Meloni is filling the power vacuum. By aligning with the intellectual framework of the American Right—prioritizing borders, birth rates, and national industry—she is building a new "Third Way" for Europe. It’s a model that rejects the federalist overreach of Brussels without the chaotic isolationism that led to Brexit.
I’ve seen this play out in the corporate world. When a legacy giant (the EU establishment) refuses to adapt to a shifting market, the nimble, "unpopular" disruptor eventually takes the board seat. Meloni is the disruptor. Trump is the market shift.
The Birth Rate is the Only Metric That Matters
The most contrarian part of the Meloni-Trump nexus is their shared focus on demographics. The "civilized" world considers talking about birth rates to be "fringe."
Meloni knows that if Italy doesn't fix its demographic crisis, the pension system collapses by 2040. No amount of GDP growth can outrun a vanishing workforce. Trump’s rhetoric on national identity and Meloni’s pro-family policies are two sides of the same coin: a realization that a nation is not just a marketplace, but a continuous lineage.
The critics focus on the "optics" of their friendship. They should be focusing on the survival of the Italian state. If Italy can’t reproduce itself, it doesn't matter who the Prime Minister is. Meloni is the only European leader addressing this with any sense of urgency, even if it makes the dinner party set in Davos uncomfortable.
Dealing with the "Populist" Label
The term "populist" has become a linguistic landfill where journalists dump anything they don't understand.
If "populism" means:
- Securing the border to prevent a collapse of social services.
- Ensuring energy costs don't bankrupt the middle class.
- Questioning why unelected bureaucrats in Brussels have more say over Italian tax law than the Italian parliament.

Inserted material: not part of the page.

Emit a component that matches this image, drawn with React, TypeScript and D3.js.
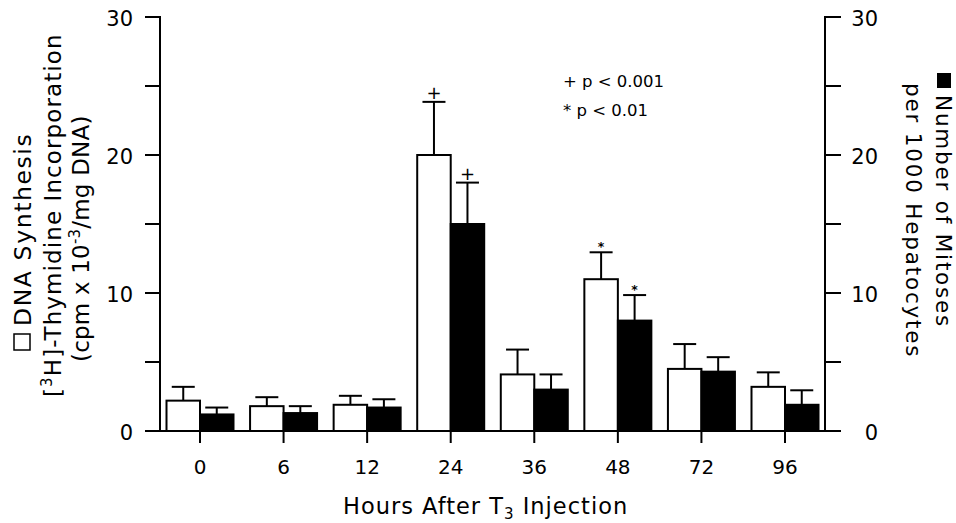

Then Meloni should wear the label as a badge of honor. The "liability" isn't her connection to a specific American politician; it's the refusal of her peers to admit that the voters are right.
The Strategic Advantage of Being "Unpredictable"
The establishment hates Trump because he is unpredictable. They fear Meloni because she is consistent. When you combine those two traits, you get a partnership that can actually force concessions from the global order.
Imagine a scenario where Italy, backed by a Trump administration, demands a total overhaul of the EU’s Migration and Asylum Pact. Suddenly, Italy isn't the junior partner begging for help. It is the gatekeeper of the Mediterranean, backed by the world’s largest military.
That isn't a liability. That’s leverage.
Stop Asking the Wrong Question
The media keeps asking: "Will Meloni’s friendship with Trump hurt her?"
The better question is: "Can the rest of Europe afford to keep ignoring the reality Meloni and Trump have already accepted?"
The era of the "unpopular war" and "liability" talk is a distraction. We are witnessing the birth of a pragmatic, nationalist-conservative axis that prioritizes hard assets over soft power. Italy, under Meloni, is no longer the "periphery" of Europe. It is the laboratory for the next century of Western governance.
The friendship isn't a risk. It’s an insurance policy.
If you’re still waiting for a return to "normalcy" where the US and Europe agree on everything and the borders are open and the gas is cheap and the demographics don't matter—you’re not a critic. You’re a relic.
The world changed. Meloni was the first one to read the room. Everyone else is just catching up.
Stop looking at the polls and start looking at the power.